◆ **Material provided**:
## start

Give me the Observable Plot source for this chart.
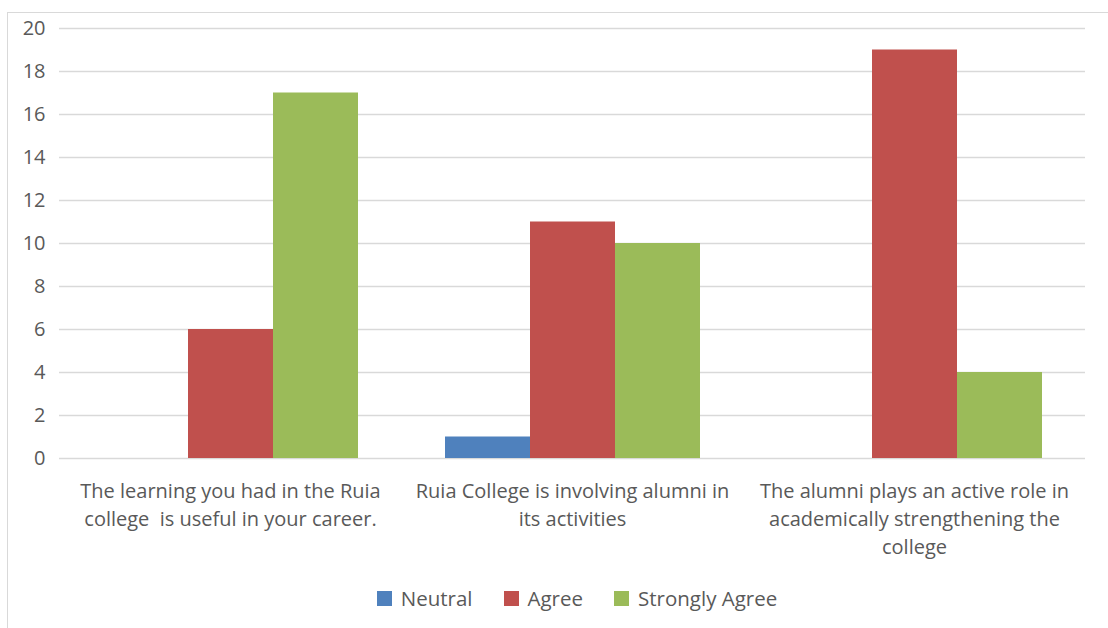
<!DOCTYPE html>
<html>
<head>
<meta charset="utf-8">
<script src="https://cdn.jsdelivr.net/npm/d3@7"></script>
<script src="https://cdn.jsdelivr.net/npm/@observablehq/plot@0.6"></script>
<style>
  html, body { margin: 0; padding: 0; background: #fff; }
  body { width: 1108px; height: 628px; position: relative; overflow: hidden; font-family: "Open Sans", sans-serif; }
  #frame { position: absolute; left: 7px; top: 12px; width: 1200px; height: 700px; border: 1px solid #d9d9d9; }
  #chart { position: absolute; left: 0; top: 0; }
  #legend { position: absolute; left: 0; top: 575px; width: 1108px; height: 46px; display: flex; justify-content: center; align-items: center; gap: 31px; color: #595959; font-size: 20.5px; padding-left: 46px; box-sizing: border-box; }
  #legend .item { display: flex; align-items: center; gap: 9px; }
  #legend .sw { width: 15px; height: 15px; display: inline-block; }
</style>
</head>
<body>
<div id="frame"></div>
<div id="chart"></div>
<div id="legend"></div>
<script>
const categories = [
  "The learning you had in the Ruia college  is useful in your career.",
  "Ruia College is involving alumni in its activities",
  "The alumni plays an active role in academically strengthening the college"
];
const categoryLabels = [
  "The learning you had in the Ruia\ncollege  is useful in your career.",
  "Ruia College is involving alumni in\nits activities",
  "The alumni plays an active role in\nacademically strengthening the\ncollege"
];
const series = ["Neutral", "Agree", "Strongly Agree"];
const neutral = [0, 1, 0];
const agree = [6, 11, 19];
const stronglyAgree = [17, 10, 4];
const colors = ["#4f81bd", "#c0504d", "#9bbb59"];
const yTicks = [0, 2, 4, 6, 8, 10, 12, 14, 16, 18, 20];

const valuesBySeries = [neutral, agree, stronglyAgree];
const table = [];
categories.forEach((c, i) => {
  series.forEach((s, j) => {
    table.push({category: c, series: s, value: valuesBySeries[j][i]});
  });
});
const labelOf = new Map(categories.map((c, i) => [c, categoryLabels[i]]));

const chart = Plot.plot({
  width: 1108,
  height: 575,
  marginTop: 28,
  marginBottom: 117,
  marginLeft: 59,
  marginRight: 23,
  style: {fontFamily: "'Open Sans', sans-serif", background: "transparent"},
  fx: {domain: categories, padding: 0, label: null, axis: null},
  x: {domain: series, paddingInner: 0, paddingOuter: 0.5, axis: null},
  y: {domain: [0, 20], label: null, axis: null},
  color: {domain: series, range: colors},
  marks: [
    Plot.gridY(yTicks, {stroke: "#d9d9d9", strokeOpacity: 1, strokeWidth: 1.5}),
    Plot.axisY(yTicks, {tickSize: 0, tickPadding: 14, fontSize: 20, fill: "#595959", label: null}),
    Plot.barY(table, {fx: "category", x: "series", y: "value", fill: "series"}),
    Plot.axisFx({anchor: "bottom", tickSize: 0, tickPadding: 20, fontSize: 20, lineHeight: 1.4, fill: "#595959", tickFormat: d => labelOf.get(d), label: null})
  ]
});
document.getElementById("chart").appendChild(chart);

const legend = document.getElementById("legend");
series.forEach((s, j) => {
  const item = document.createElement("div");
  item.className = "item";
  const sw = document.createElement("span");
  sw.className = "sw";
  sw.style.background = colors[j];
  const t = document.createElement("span");
  t.textContent = s;
  item.appendChild(sw);
  item.appendChild(t);
  legend.appendChild(item);
});
</script>
</body>
</html>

## end

◆ **Given problem**: Quote the material word for word, dropping any images it holds.

◆ **Finished exercise**:
Give me the Observable Plot source for this chart.
<!DOCTYPE html>
<html>
<head>
<meta charset="utf-8">
<script src="https://cdn.jsdelivr.net/npm/d3@7"></script>
<script src="https://cdn.jsdelivr.net/npm/@observablehq/plot@0.6"></script>
<style>
  html, body { margin: 0; padding: 0; background: #fff; }
  body { width: 1108px; height: 628px; position: relative; overflow: hidden; font-family: "Open Sans", sans-serif; }
  #frame { position: absolute; left: 7px; top: 12px; width: 1200px; height: 700px; border: 1px solid #d9d9d9; }
  #chart { position: absolute; left: 0; top: 0; }
  #legend { position: absolute; left: 0; top: 575px; width: 1108px; height: 46px; display: flex; justify-content: center; align-items: center; gap: 31px; color: #595959; font-size: 20.5px; padding-left: 46px; box-sizing: border-box; }
  #legend .item { display: flex; align-items: center; gap: 9px; }
  #legend .sw { width: 15px; height: 15px; display: inline-block; }
</style>
</head>
<body>
<div id="frame"></div>
<div id="chart"></div>
<div id="legend"></div>
<script>
const categories = [
  "The learning you had in the Ruia college  is useful in your career.",
  "Ruia College is involving alumni in its activities",
  "The alumni plays an active role in academically strengthening the college"
];
const categoryLabels = [
  "The learning you had in the Ruia\ncollege  is useful in your career.",
  "Ruia College is involving alumni in\nits activities",
  "The alumni plays an active role in\nacademically strengthening the\ncollege"
];
const series = ["Neutral", "Agree", "Strongly Agree"];
const neutral = [0, 1, 0];
const agree = [6, 11, 19];
const stronglyAgree = [17, 10, 4];
const colors = ["#4f81bd", "#c0504d", "#9bbb59"];
const yTicks = [0, 2, 4, 6, 8, 10, 12, 14, 16, 18, 20];

const valuesBySeries = [neutral, agree, stronglyAgree];
const table = [];
categories.forEach((c, i) => {
  series.forEach((s, j) => {
    table.push({category: c, series: s, value: valuesBySeries[j][i]});
  });
});
const labelOf = new Map(categories.map((c, i) => [c, categoryLabels[i]]));

const chart = Plot.plot({
  width: 1108,
  height: 575,
  marginTop: 28,
  marginBottom: 117,
  marginLeft: 59,
  marginRight: 23,
  style: {fontFamily: "'Open Sans', sans-serif", background: "transparent"},
  fx: {domain: categories, padding: 0, label: null, axis: null},
  x: {domain: series, paddingInner: 0, paddingOuter: 0.5, axis: null},
  y: {domain: [0, 20], label: null, axis: null},
  color: {domain: series, range: colors},
  marks: [
    Plot.gridY(yTicks, {stroke: "#d9d9d9", strokeOpacity: 1, strokeWidth: 1.5}),
    Plot.axisY(yTicks, {tickSize: 0, tickPadding: 14, fontSize: 20, fill: "#595959", label: null}),
    Plot.barY(table, {fx: "category", x: "series", y: "value", fill: "series"}),
    Plot.axisFx({anchor: "bottom", tickSize: 0, tickPadding: 20, fontSize: 20, lineHeight: 1.4, fill: "#595959", tickFormat: d => labelOf.get(d), label: null})
  ]
});
document.getElementById("chart").appendChild(chart);

const legend = document.getElementById("legend");
series.forEach((s, j) => {
  const item = document.createElement("div");
  item.className = "item";
  const sw = document.createElement("span");
  sw.className = "sw";
  sw.style.background = colors[j];
  const t = document.createElement("span");
  t.textContent = s;
  item.appendChild(sw);
  item.appendChild(t);
  legend.appendChild(item);
});
</script>
</body>
</html>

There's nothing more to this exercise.